-- BEGIN Data supplied --
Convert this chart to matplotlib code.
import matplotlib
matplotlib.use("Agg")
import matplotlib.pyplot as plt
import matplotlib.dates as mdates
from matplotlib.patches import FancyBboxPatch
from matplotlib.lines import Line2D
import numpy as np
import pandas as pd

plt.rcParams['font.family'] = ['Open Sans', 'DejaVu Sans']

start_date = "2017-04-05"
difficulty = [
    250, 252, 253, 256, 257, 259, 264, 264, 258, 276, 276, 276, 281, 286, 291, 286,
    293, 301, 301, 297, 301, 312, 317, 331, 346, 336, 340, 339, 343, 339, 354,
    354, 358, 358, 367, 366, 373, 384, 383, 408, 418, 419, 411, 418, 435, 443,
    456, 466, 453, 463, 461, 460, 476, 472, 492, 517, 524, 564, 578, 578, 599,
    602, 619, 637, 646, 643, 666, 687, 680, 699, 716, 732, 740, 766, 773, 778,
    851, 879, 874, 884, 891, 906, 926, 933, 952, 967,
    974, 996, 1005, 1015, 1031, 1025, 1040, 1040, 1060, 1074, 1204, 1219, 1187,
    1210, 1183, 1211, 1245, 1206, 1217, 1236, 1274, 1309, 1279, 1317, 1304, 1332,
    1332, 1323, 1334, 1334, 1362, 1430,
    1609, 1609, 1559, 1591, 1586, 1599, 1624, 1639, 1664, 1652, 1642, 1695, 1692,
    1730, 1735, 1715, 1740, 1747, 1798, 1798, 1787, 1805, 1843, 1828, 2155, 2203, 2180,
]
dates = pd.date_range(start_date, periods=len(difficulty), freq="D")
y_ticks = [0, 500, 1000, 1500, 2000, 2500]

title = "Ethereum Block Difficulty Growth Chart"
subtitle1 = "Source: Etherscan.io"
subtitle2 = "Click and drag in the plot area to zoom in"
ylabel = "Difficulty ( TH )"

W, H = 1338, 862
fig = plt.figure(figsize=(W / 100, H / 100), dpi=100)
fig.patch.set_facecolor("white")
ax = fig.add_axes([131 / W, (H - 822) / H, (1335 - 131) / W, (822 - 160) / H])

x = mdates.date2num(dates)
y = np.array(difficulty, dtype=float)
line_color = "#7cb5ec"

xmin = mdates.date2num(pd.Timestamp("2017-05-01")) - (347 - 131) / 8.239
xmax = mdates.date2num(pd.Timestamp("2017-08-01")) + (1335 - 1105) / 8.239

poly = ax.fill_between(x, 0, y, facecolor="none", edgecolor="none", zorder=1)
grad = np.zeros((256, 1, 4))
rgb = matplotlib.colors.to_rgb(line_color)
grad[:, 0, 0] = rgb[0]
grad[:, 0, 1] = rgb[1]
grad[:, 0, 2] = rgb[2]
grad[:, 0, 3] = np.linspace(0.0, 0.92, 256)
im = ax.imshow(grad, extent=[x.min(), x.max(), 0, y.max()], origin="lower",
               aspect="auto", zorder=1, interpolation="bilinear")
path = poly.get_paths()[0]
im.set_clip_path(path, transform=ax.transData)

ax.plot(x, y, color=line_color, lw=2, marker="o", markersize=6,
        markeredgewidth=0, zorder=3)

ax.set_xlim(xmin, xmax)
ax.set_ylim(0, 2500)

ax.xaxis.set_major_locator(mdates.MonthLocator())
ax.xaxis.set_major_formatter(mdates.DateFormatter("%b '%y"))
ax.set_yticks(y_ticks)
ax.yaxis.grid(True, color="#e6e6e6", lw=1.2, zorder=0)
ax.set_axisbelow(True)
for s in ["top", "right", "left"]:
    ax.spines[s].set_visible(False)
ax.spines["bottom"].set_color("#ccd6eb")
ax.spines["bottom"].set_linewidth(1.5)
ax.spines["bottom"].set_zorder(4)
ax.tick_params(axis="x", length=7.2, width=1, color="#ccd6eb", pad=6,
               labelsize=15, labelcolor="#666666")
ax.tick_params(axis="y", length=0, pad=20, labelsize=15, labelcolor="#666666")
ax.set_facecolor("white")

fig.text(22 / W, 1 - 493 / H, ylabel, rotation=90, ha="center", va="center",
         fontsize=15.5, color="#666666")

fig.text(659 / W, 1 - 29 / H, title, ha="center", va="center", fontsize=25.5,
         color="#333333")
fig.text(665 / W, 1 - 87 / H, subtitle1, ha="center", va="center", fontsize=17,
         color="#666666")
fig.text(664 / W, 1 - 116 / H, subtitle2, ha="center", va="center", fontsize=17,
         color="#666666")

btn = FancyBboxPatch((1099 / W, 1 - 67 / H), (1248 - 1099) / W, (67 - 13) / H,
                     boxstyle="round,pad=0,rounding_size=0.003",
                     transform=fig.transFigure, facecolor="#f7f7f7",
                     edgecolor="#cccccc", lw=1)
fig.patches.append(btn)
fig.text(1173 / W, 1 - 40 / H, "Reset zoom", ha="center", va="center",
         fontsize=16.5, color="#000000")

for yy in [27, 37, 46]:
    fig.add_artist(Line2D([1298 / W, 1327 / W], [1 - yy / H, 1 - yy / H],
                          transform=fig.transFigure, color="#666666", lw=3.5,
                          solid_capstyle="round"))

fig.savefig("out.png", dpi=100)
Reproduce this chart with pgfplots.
-- END Data supplied --
_What is needed_.
Every line of the material must be returned exactly as it appears.

_Answer_.
Convert this chart to matplotlib code.
import matplotlib
matplotlib.use("Agg")
import matplotlib.pyplot as plt
import matplotlib.dates as mdates
from matplotlib.patches import FancyBboxPatch
from matplotlib.lines import Line2D
import numpy as np
import pandas as pd

plt.rcParams['font.family'] = ['Open Sans', 'DejaVu Sans']

start_date = "2017-04-05"
difficulty = [
    250, 252, 253, 256, 257, 259, 264, 264, 258, 276, 276, 276, 281, 286, 291, 286,
    293, 301, 301, 297, 301, 312, 317, 331, 346, 336, 340, 339, 343, 339, 354,
    354, 358, 358, 367, 366, 373, 384, 383, 408, 418, 419, 411, 418, 435, 443,
    456, 466, 453, 463, 461, 460, 476, 472, 492, 517, 524, 564, 578, 578, 599,
    602, 619, 637, 646, 643, 666, 687, 680, 699, 716, 732, 740, 766, 773, 778,
    851, 879, 874, 884, 891, 906, 926, 933, 952, 967,
    974, 996, 1005, 1015, 1031, 1025, 1040, 1040, 1060, 1074, 1204, 1219, 1187,
    1210, 1183, 1211, 1245, 1206, 1217, 1236, 1274, 1309, 1279, 1317, 1304, 1332,
    1332, 1323, 1334, 1334, 1362, 1430,
    1609, 1609, 1559, 1591, 1586, 1599, 1624, 1639, 1664, 1652, 1642, 1695, 1692,
    1730, 1735, 1715, 1740, 1747, 1798, 1798, 1787, 1805, 1843, 1828, 2155, 2203, 2180,
]
dates = pd.date_range(start_date, periods=len(difficulty), freq="D")
y_ticks = [0, 500, 1000, 1500, 2000, 2500]

title = "Ethereum Block Difficulty Growth Chart"
subtitle1 = "Source: Etherscan.io"
subtitle2 = "Click and drag in the plot area to zoom in"
ylabel = "Difficulty ( TH )"

W, H = 1338, 862
fig = plt.figure(figsize=(W / 100, H / 100), dpi=100)
fig.patch.set_facecolor("white")
ax = fig.add_axes([131 / W, (H - 822) / H, (1335 - 131) / W, (822 - 160) / H])

x = mdates.date2num(dates)
y = np.array(difficulty, dtype=float)
line_color = "#7cb5ec"

xmin = mdates.date2num(pd.Timestamp("2017-05-01")) - (347 - 131) / 8.239
xmax = mdates.date2num(pd.Timestamp("2017-08-01")) + (1335 - 1105) / 8.239

poly = ax.fill_between(x, 0, y, facecolor="none", edgecolor="none", zorder=1)
grad = np.zeros((256, 1, 4))
rgb = matplotlib.colors.to_rgb(line_color)
grad[:, 0, 0] = rgb[0]
grad[:, 0, 1] = rgb[1]
grad[:, 0, 2] = rgb[2]
grad[:, 0, 3] = np.linspace(0.0, 0.92, 256)
im = ax.imshow(grad, extent=[x.min(), x.max(), 0, y.max()], origin="lower",
               aspect="auto", zorder=1, interpolation="bilinear")
path = poly.get_paths()[0]
im.set_clip_path(path, transform=ax.transData)

ax.plot(x, y, color=line_color, lw=2, marker="o", markersize=6,
        markeredgewidth=0, zorder=3)

ax.set_xlim(xmin, xmax)
ax.set_ylim(0, 2500)

ax.xaxis.set_major_locator(mdates.MonthLocator())
ax.xaxis.set_major_formatter(mdates.DateFormatter("%b '%y"))
ax.set_yticks(y_ticks)
ax.yaxis.grid(True, color="#e6e6e6", lw=1.2, zorder=0)
ax.set_axisbelow(True)
for s in ["top", "right", "left"]:
    ax.spines[s].set_visible(False)
ax.spines["bottom"].set_color("#ccd6eb")
ax.spines["bottom"].set_linewidth(1.5)
ax.spines["bottom"].set_zorder(4)
ax.tick_params(axis="x", length=7.2, width=1, color="#ccd6eb", pad=6,
               labelsize=15, labelcolor="#666666")
ax.tick_params(axis="y", length=0, pad=20, labelsize=15, labelcolor="#666666")
ax.set_facecolor("white")

fig.text(22 / W, 1 - 493 / H, ylabel, rotation=90, ha="center", va="center",
         fontsize=15.5, color="#666666")

fig.text(659 / W, 1 - 29 / H, title, ha="center", va="center", fontsize=25.5,
         color="#333333")
fig.text(665 / W, 1 - 87 / H, subtitle1, ha="center", va="center", fontsize=17,
         color="#666666")
fig.text(664 / W, 1 - 116 / H, subtitle2, ha="center", va="center", fontsize=17,
         color="#666666")

btn = FancyBboxPatch((1099 / W, 1 - 67 / H), (1248 - 1099) / W, (67 - 13) / H,
                     boxstyle="round,pad=0,rounding_size=0.003",
                     transform=fig.transFigure, facecolor="#f7f7f7",
                     edgecolor="#cccccc", lw=1)
fig.patches.append(btn)
fig.text(1173 / W, 1 - 40 / H, "Reset zoom", ha="center", va="center",
         fontsize=16.5, color="#000000")

for yy in [27, 37, 46]:
    fig.add_artist(Line2D([1298 / W, 1327 / W], [1 - yy / H, 1 - yy / H],
                          transform=fig.transFigure, color="#666666", lw=3.5,
                          solid_capstyle="round"))

fig.savefig("out.png", dpi=100)
Reproduce this chart with pgfplots.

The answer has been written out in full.